(Charts and diagrams as code)
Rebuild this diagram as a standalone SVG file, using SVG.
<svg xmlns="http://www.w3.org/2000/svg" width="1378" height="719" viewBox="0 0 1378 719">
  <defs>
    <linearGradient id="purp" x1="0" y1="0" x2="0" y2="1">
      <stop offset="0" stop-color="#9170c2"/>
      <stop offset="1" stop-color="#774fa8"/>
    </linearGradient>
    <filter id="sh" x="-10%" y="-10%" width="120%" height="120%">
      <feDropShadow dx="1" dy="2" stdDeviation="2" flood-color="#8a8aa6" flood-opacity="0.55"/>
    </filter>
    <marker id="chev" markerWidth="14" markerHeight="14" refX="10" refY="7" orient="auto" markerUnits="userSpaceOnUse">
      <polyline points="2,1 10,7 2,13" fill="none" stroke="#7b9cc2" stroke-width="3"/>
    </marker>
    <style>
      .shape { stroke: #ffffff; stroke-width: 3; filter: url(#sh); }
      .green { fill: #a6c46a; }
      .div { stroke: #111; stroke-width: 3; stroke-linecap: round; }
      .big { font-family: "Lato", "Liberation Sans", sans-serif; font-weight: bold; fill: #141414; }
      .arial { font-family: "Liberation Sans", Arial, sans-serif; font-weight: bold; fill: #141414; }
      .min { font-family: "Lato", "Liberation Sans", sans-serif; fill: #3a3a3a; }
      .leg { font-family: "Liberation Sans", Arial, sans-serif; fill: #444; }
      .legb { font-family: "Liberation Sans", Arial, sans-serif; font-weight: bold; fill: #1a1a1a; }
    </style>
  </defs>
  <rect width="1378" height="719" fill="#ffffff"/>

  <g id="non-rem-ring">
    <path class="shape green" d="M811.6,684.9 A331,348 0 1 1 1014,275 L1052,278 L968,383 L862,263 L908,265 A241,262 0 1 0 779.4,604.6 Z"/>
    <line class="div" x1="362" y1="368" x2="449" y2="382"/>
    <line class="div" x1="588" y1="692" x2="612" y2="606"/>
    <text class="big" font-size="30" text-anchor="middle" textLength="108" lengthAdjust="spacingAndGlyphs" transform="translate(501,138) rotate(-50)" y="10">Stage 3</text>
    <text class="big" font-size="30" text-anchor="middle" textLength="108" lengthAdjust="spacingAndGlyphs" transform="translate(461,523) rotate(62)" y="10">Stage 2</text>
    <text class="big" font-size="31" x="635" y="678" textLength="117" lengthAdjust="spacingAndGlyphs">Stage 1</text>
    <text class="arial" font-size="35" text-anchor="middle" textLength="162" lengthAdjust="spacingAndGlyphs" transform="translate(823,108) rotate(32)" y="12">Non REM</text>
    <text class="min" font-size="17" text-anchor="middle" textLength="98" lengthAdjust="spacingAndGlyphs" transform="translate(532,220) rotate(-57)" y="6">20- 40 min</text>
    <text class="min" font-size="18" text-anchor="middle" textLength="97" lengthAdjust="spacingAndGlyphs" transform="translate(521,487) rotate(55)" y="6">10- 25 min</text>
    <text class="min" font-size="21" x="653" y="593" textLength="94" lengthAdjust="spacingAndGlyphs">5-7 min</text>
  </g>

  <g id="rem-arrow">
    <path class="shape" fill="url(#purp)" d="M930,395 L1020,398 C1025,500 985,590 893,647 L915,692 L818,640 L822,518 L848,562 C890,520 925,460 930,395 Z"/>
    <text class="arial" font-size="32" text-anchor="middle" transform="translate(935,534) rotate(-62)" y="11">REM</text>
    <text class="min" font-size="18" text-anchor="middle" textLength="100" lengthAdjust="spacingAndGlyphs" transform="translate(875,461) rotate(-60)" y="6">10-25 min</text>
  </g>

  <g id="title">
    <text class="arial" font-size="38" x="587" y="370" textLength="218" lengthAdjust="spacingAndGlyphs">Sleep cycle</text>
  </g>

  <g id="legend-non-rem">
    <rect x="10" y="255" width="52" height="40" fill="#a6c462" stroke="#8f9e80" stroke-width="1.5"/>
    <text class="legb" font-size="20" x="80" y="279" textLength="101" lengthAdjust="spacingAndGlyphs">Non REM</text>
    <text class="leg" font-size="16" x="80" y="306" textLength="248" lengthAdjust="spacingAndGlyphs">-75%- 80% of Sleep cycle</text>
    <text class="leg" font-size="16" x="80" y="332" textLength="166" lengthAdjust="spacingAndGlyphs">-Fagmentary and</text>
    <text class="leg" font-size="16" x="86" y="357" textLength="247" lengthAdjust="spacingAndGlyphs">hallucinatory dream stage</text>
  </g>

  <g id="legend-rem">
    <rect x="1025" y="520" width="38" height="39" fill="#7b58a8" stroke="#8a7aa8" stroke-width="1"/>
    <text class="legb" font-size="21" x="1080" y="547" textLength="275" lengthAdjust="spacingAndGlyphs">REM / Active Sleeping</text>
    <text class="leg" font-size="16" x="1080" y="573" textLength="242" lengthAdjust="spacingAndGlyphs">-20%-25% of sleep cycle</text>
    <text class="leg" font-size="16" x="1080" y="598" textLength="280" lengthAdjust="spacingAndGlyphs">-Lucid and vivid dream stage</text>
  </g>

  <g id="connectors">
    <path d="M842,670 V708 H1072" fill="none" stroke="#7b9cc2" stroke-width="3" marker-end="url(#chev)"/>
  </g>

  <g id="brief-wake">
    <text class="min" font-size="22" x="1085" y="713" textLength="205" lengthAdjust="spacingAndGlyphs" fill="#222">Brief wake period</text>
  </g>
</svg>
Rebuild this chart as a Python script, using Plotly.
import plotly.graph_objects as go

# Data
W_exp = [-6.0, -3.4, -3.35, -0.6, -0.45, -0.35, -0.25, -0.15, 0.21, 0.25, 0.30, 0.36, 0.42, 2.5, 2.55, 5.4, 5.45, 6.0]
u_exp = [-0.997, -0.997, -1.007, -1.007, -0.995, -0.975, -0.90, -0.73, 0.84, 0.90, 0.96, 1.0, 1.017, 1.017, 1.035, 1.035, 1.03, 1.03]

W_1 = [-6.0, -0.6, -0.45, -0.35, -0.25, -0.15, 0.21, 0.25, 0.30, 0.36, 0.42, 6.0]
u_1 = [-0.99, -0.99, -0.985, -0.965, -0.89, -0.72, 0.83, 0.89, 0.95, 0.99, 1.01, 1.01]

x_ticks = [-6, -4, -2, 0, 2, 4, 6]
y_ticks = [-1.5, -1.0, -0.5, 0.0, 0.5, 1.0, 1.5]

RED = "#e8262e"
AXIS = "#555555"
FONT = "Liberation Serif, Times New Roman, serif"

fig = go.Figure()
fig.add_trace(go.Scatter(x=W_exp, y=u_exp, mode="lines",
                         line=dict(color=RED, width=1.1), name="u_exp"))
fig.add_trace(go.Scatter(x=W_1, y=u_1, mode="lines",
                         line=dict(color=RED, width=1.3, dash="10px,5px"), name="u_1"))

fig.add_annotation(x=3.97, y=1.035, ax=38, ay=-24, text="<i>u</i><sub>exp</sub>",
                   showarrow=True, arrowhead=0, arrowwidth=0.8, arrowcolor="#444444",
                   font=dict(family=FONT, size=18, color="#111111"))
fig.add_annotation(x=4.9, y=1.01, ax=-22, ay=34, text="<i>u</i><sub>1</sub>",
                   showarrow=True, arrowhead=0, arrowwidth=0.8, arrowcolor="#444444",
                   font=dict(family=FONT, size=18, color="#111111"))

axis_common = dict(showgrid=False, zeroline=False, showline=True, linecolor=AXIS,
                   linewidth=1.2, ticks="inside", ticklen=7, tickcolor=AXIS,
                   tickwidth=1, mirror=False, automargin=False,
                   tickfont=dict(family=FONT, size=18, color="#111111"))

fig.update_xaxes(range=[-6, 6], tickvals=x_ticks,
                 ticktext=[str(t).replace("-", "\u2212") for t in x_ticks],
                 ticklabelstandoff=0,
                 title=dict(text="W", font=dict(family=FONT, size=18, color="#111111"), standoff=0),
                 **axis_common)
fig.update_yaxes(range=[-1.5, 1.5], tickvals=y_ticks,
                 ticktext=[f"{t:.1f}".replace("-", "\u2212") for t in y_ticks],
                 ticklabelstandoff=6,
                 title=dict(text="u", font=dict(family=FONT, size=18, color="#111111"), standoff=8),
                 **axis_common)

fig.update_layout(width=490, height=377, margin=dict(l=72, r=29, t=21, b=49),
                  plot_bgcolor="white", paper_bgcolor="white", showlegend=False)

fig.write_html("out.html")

§ **Short problem**
From the entries above, copy every line containing the word "Rebuild".

§ **Solution**
Rebuild this diagram as a standalone SVG file, using SVG.
Rebuild this chart as a Python script, using Plotly.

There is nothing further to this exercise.